- What the task requires
Find every line below that contains the word "this" and copy it out.

━━━━━ Listed entries

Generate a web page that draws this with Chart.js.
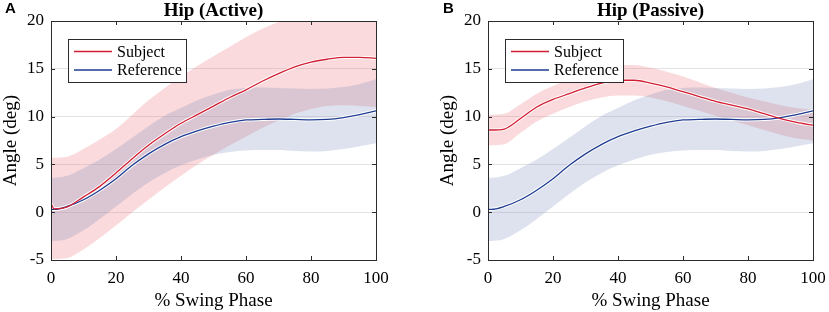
<!DOCTYPE html>
<html><head><meta charset="utf-8">
<script src="https://cdn.jsdelivr.net/npm/chart.js@4.4.1/dist/chart.umd.min.js"></script>
<style>
html,body{margin:0;padding:0;background:#fff;}
#wrap{position:relative;width:829px;height:312px;}
#cA{position:absolute;left:0;top:0;}
#cB{position:absolute;left:414px;top:0;}
</style></head>
<body><div id="wrap"><canvas id="cA" width="414" height="312"></canvas><canvas id="cB" width="415" height="312"></canvas></div>
<script>
const phase = [0,1,5,10,15,20,25,30,35,40,45,50,55,60,65,70,75,80,85,90,95,100];
const xTicks = [0,20,40,60,80,100];
const yTicks = [-5,0,5,10,15,20];
const seriesNames = ['Subject','Reference'];
const panelTitles = ['Hip (Active)','Hip (Passive)'];
const panelLetters = ['A','B'];

// Panel A
const subjActiveMean  = [0.9,0.35,0.55,1.6,2.7,4.1,5.6,7.0,8.2,9.3,10.2,11.1,12.0,12.8,13.7,14.5,15.2,15.7,16.0,16.2,16.2,16.1];
const subjActiveUpper = [5.7,5.7,5.8,6.6,7.6,8.7,10.2,11.7,13.0,14.2,15.3,16.3,17.3,18.3,19.2,19.9,20.5,21,21,21,21,21];
const subjActiveLower = [-4.9,-4.9,-4.8,-3.9,-2.7,-1.4,0.0,1.3,2.6,3.8,5.0,6.0,7.0,7.9,8.8,9.6,10.3,10.8,11.1,11.2,11.1,11.0];
// Reference (same in both panels)
const refMean  = [0.3,0.3,0.6,1.3,2.3,3.5,4.9,6.1,7.1,7.9,8.5,9.0,9.4,9.65,9.7,9.75,9.7,9.65,9.7,9.9,10.2,10.6];
const refUpper = [3.6,3.6,3.8,4.6,5.5,6.6,7.8,9.0,10.1,10.9,11.7,12.3,12.8,13.0,13.05,13.0,12.95,12.9,12.95,13.1,13.4,13.9];
const refLower = [-3.0,-3.0,-2.8,-1.9,-0.7,0.6,1.9,3.1,4.1,4.9,5.5,6.0,6.3,6.45,6.5,6.5,6.4,6.35,6.4,6.6,6.9,7.2];
// Panel B
const subjPassiveMean  = [8.6,8.6,8.7,9.8,11.0,11.8,12.4,13.0,13.5,13.8,13.8,13.5,13.1,12.6,12.1,11.6,11.2,10.8,10.3,9.8,9.4,9.1];
const subjPassiveUpper = [10.2,10.2,10.3,11.3,12.4,13.2,13.9,14.6,15.1,15.4,15.4,15.1,14.7,14.2,13.6,13.0,12.5,12.0,11.6,11.2,10.9,10.7];
const subjPassiveLower = [7.0,7.0,7.1,8.3,9.5,10.3,11.0,11.6,12.0,12.2,12.2,12.0,11.6,11.1,10.6,10.1,9.6,9.1,8.6,8.1,7.7,7.5];

const RED = 'rgb(210,30,50)', BLUE = 'rgb(30,60,145)';
const PINK = 'rgba(235,107,115,0.25)', LBLUE = 'rgba(123,139,187,0.25)';
const SERIF = '"Liberation Serif","Times New Roman",serif';

function pts(arr){ return phase.map((x,i)=>({x:x,y:arr[i]})); }

function makeChart(id, sMean, sUp, sLo, idx, leftPad, yAxisW, rightPad){
  const base = {pointRadius:0, tension:0.4, cubicInterpolationMode:'monotone'};
  const datasets = [
    Object.assign({label:'_sUp', data:pts(sUp), borderWidth:0, borderColor:'rgba(0,0,0,0)', backgroundColor:PINK, fill:'+1', order:4}, base),
    Object.assign({label:'_sLo', data:pts(sLo), borderWidth:0, borderColor:'rgba(0,0,0,0)', fill:false, order:4}, base),
    Object.assign({label:'_rUp', data:pts(refUpper), borderWidth:0, borderColor:'rgba(0,0,0,0)', backgroundColor:LBLUE, fill:'+1', order:3}, base),
    Object.assign({label:'_rLo', data:pts(refLower), borderWidth:0, borderColor:'rgba(0,0,0,0)', fill:false, order:3}, base),
    Object.assign({label:'_haloS', data:pts(sMean), borderWidth:3.2, borderColor:'#fff', fill:false, order:2}, base),
    Object.assign({label:'_haloR', data:pts(refMean), borderWidth:3.2, borderColor:'#fff', fill:false, order:2}, base),
    Object.assign({label:seriesNames[0], data:pts(sMean), borderWidth:1.3, borderColor:RED, fill:false, order:1}, base),
    Object.assign({label:seriesNames[1], data:pts(refMean), borderWidth:1.3, borderColor:BLUE, fill:false, order:1}, base)
  ];
  const deco = {
    id:'deco',
    afterDraw(chart){
      const ctx = chart.ctx, a = chart.chartArea, xs = chart.scales.x, ys = chart.scales.y;
      ctx.save();
      ctx.strokeStyle = '#2b2b2b'; ctx.lineWidth = 1;
      ctx.strokeRect(Math.round(a.left)+0.5, Math.round(a.top)+0.5, Math.round(a.right-a.left), Math.round(a.bottom-a.top));
      const tl = 4;
      ctx.beginPath();
      xTicks.forEach(v=>{ const px = Math.round(xs.getPixelForValue(v))+0.5;
        ctx.moveTo(px, a.bottom); ctx.lineTo(px, a.bottom-tl);
        ctx.moveTo(px, a.top); ctx.lineTo(px, a.top+tl); });
      yTicks.forEach(v=>{ const py = Math.round(ys.getPixelForValue(v))+0.5;
        ctx.moveTo(a.left, py); ctx.lineTo(a.left+tl, py);
        ctx.moveTo(a.right, py); ctx.lineTo(a.right-tl, py); });
      ctx.stroke();
      ctx.fillStyle = '#000';
      ctx.font = 'bold 19px ' + SERIF;
      ctx.textAlign = 'center'; ctx.textBaseline = 'middle';
      ctx.fillText(panelTitles[idx], (a.left+a.right)/2, 11);
      ctx.font = 'bold 15px "Liberation Sans",Arial,sans-serif';
      ctx.textAlign = 'left';
      ctx.fillText(panelLetters[idx], idx===0?5:29, 9);
      const lx = a.left + 17, ly = 39, lw = 118, lh = 43;
      ctx.fillStyle = '#fff';
      ctx.fillRect(lx, ly, lw, lh);
      ctx.strokeStyle = '#2b2b2b';
      ctx.strokeRect(lx+0.5, ly+0.5, lw, lh);
      const cols = [RED, BLUE];
      seriesNames.forEach((n,i)=>{
        const yy = ly + 12.5 + i*18.5;
        ctx.strokeStyle = cols[i]; ctx.lineWidth = 1.3;
        ctx.beginPath(); ctx.moveTo(lx+6, yy); ctx.lineTo(lx+44, yy); ctx.stroke();
        ctx.fillStyle = '#000';
        ctx.font = '16px ' + SERIF;
        ctx.textAlign = 'left'; ctx.textBaseline = 'middle';
        ctx.fillText(n, lx+49, yy+1);
      });
      ctx.restore();
    }
  };
  return new Chart(document.getElementById(id), {
    type:'line',
    data:{datasets:datasets},
    options:{
      responsive:false, animation:false, devicePixelRatio:1,
      layout:{padding:{top:21, right:rightPad, left:leftPad, bottom:0}},
      plugins:{legend:{display:false}, tooltip:{enabled:false}, title:{display:false}},
      scales:{
        x:{type:'linear', min:0, max:100,
           afterBuildTicks(s){ s.ticks = xTicks.map(v=>({value:v})); },
           afterFit(s){ s.height = 52; s.paddingLeft = 0; s.paddingRight = 0; },
           grid:{display:false, drawTicks:false}, border:{display:false},
           ticks:{color:'#000', font:{family:SERIF, size:17}, padding:8, maxRotation:0},
           title:{display:true, text:'% Swing Phase', color:'#000', font:{family:SERIF, size:19}, padding:{top:0,bottom:0}}},
        y:{type:'linear', min:-5, max:20,
           afterBuildTicks(s){ s.ticks = yTicks.map(v=>({value:v})); },
           afterFit(s){ s.width = yAxisW; s.paddingTop = 0; s.paddingBottom = 0; },
           grid:{color:(c)=> (c.tick && (c.tick.value===-5||c.tick.value===20)) ? 'rgba(0,0,0,0)' : '#e3e3e3', drawTicks:false, lineWidth:1},
           border:{display:false},
           ticks:{color:'#000', font:{family:SERIF, size:17}, padding:7},
           title:{display:true, text:'Angle (deg)', color:'#000', font:{family:SERIF, size:19}, padding:{top:0,bottom:2}}}
      }
    },
    plugins:[deco]
  });
}
makeChart('cA', subjActiveMean, subjActiveUpper, subjActiveLower, 0, 0, 51, 38);
makeChart('cB', subjPassiveMean, subjPassiveUpper, subjPassiveLower, 1, 23, 51, 16);
</script>
</body></html>
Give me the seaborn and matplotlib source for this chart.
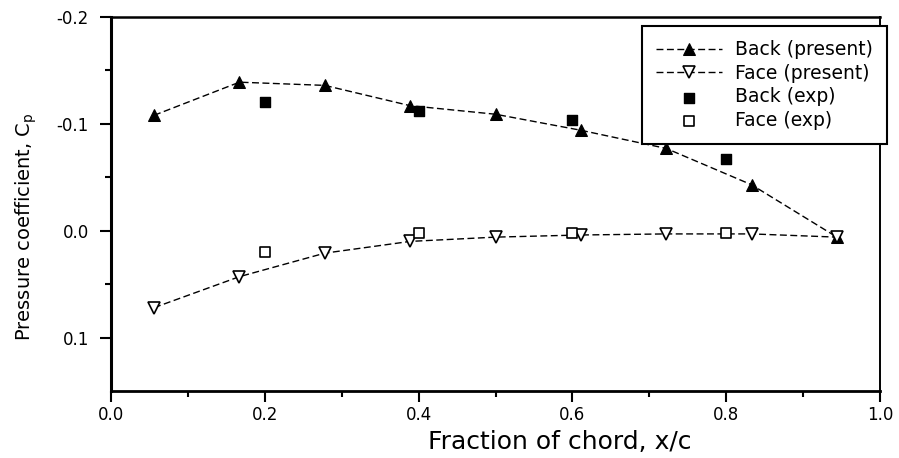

━━━━━━━━━━

- Correct answer
Generate a web page that draws this with Chart.js.
Give me the seaborn and matplotlib source for this chart.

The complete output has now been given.